For the data below, report the number of lines that contain the string "React" and nothing else.

*-*-*

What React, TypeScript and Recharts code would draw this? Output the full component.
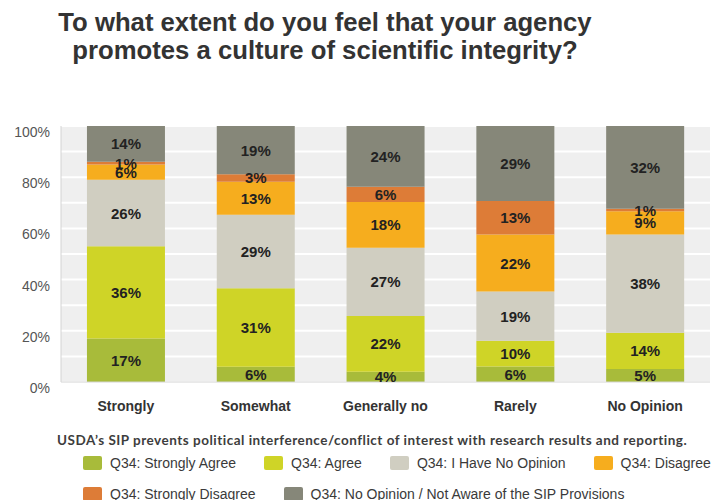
import React from 'react';
import { BarChart, Bar, XAxis, YAxis, CartesianGrid, LabelList } from 'recharts';

const categories = ['Strongly', 'Somewhat', 'Generally no', 'Rarely', 'No Opinion'];

const strongAgree = [17, 6, 4, 6, 5];
const agree = [36, 31, 22, 10, 14];
const noOpinion = [26, 29, 27, 19, 38];
const disagree = [6, 13, 18, 22, 9];
const strongDisagree = [1, 3, 6, 13, 1];
const notAware = [14, 19, 24, 29, 32];

const yTicks = [0, 0.1, 0.2, 0.3, 0.4, 0.5, 0.6, 0.7, 0.8, 0.9, 1];

const series = [
  { key: 'strongAgree', name: 'Q34: Strongly Agree', values: strongAgree, color: '#a8bb3a' },
  { key: 'agree', name: 'Q34: Agree', values: agree, color: '#cfd427' },
  { key: 'noOpinion', name: 'Q34: I Have No Opinion', values: noOpinion, color: '#d0cec1' },
  { key: 'disagree', name: 'Q34: Disagree', values: disagree, color: '#f6ad1e' },
  { key: 'strongDisagree', name: 'Q34: Strongly Disagree', values: strongDisagree, color: '#dd7c37' },
  { key: 'notAware', name: 'Q34: No Opinion / Not Aware of the SIP Provisions', values: notAware, color: '#868779' },
];

const data = categories.map((cat, i) => {
  const row: Record<string, string | number> = { cat };
  series.forEach((s) => {
    row[s.key] = s.values[i];
  });
  return row;
});

const FONT = '"Liberation Sans", Arial, sans-serif';

// label drawn in the middle of each stacked segment, showing the raw percent
const segmentLabel = (values: number[]) => (props: any) => {
  const { x, y, width, height, index } = props;
  return (
    <text
      x={Number(x) + Number(width) / 2}
      y={Number(y) + Number(height) / 2}
      textAnchor="middle"
      dominantBaseline="central"
      fontFamily={FONT}
      fontWeight="bold"
      fontSize={15}
      fill="#222"
    >
      {values[index]}%
    </text>
  );
};

const LegendRow = ({ items }: { items: typeof series }) => (
  <div style={{ display: 'flex', alignItems: 'center', paddingLeft: 83, height: 31 }}>
    {items.map((s) => (
      <div key={s.key} style={{ display: 'flex', alignItems: 'center', marginRight: 28, flexShrink: 0 }}>
        <span
          style={{
            display: 'inline-block',
            width: 19,
            height: 14,
            borderRadius: 2,
            background: s.color,
            marginRight: 8,
          }}
        />
        <span style={{ fontFamily: FONT, fontSize: 14, color: '#3a3a3a', whiteSpace: 'nowrap' }}>{s.name}</span>
      </div>
    ))}
  </div>
);

export default function App() {
  return (
    <div style={{ position: 'absolute', left: 0, top: 0, width: 717, height: 500, background: '#fff', overflow: 'hidden' }}>
      <div
        style={{
          position: 'absolute',
          left: 0,
          top: 8,
          width: 650,
          textAlign: 'center',
          fontFamily: FONT,
          fontWeight: 'bold',
          fontSize: 25.7,
          lineHeight: '28px',
          color: '#333',
        }}
      >
        To what extent do you feel that your agency
        <br />
        promotes a culture of scientific integrity?
      </div>

      <BarChart
        width={717}
        height={500}
        data={data}
        stackOffset="expand"
        barCategoryGap="20%"
        margin={{ top: 126, right: 7, bottom: 88, left: 0 }}
      >
        <CartesianGrid vertical={false} fill="#efefef" stroke="#ffffff" strokeWidth={2} />
        <XAxis
          dataKey="cat"
          height={30}
          tickLine={false}
          axisLine={{ stroke: '#d4d4d4' }}
          tickMargin={13}
          tick={{ fontFamily: FONT, fontSize: 14, fontWeight: 'bold', fill: '#333' }}
        />
        <YAxis
          width={61}
          domain={[0, 1]}
          ticks={yTicks}
          interval={0}
          tickLine={false}
          axisLine={{ stroke: '#d4d4d4' }}
          tickMargin={5}
          tickFormatter={(v: number) => (Math.round(v * 10) % 2 === 0 ? `${Math.round(v * 100)}%` : '')}
          tick={{ fontFamily: FONT, fontSize: 14, fill: '#555', dy: 6 }}
        />
        {series.map((s) => (
          <Bar key={s.key} dataKey={s.key} name={s.name} stackId="a" fill={s.color} isAnimationActive={false}>
            <LabelList dataKey={s.key} content={segmentLabel(s.values)} />
          </Bar>
        ))}
      </BarChart>

      <div
        style={{
          position: 'absolute',
          left: 0,
          top: 431,
          width: 717,
          textAlign: 'left',
          paddingLeft: 57,
          boxSizing: 'border-box',
          fontFamily: 'Lato, "Open Sans", sans-serif',
          fontWeight: 'bold',
          fontSize: 13.5,
          letterSpacing: 0.5,
          lineHeight: '18px',
          color: '#3d3d3d',
          whiteSpace: 'nowrap',
        }}
      >
        USDA’s SIP prevents political interference/conflict of interest with research results and reporting.
      </div>
      <div style={{ position: 'absolute', left: 0, top: 447, width: 717 }}>
        <LegendRow items={series.slice(0, 4)} />
        <LegendRow items={series.slice(4)} />
      </div>
    </div>
  );
}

*-*-*

**Written solution**
2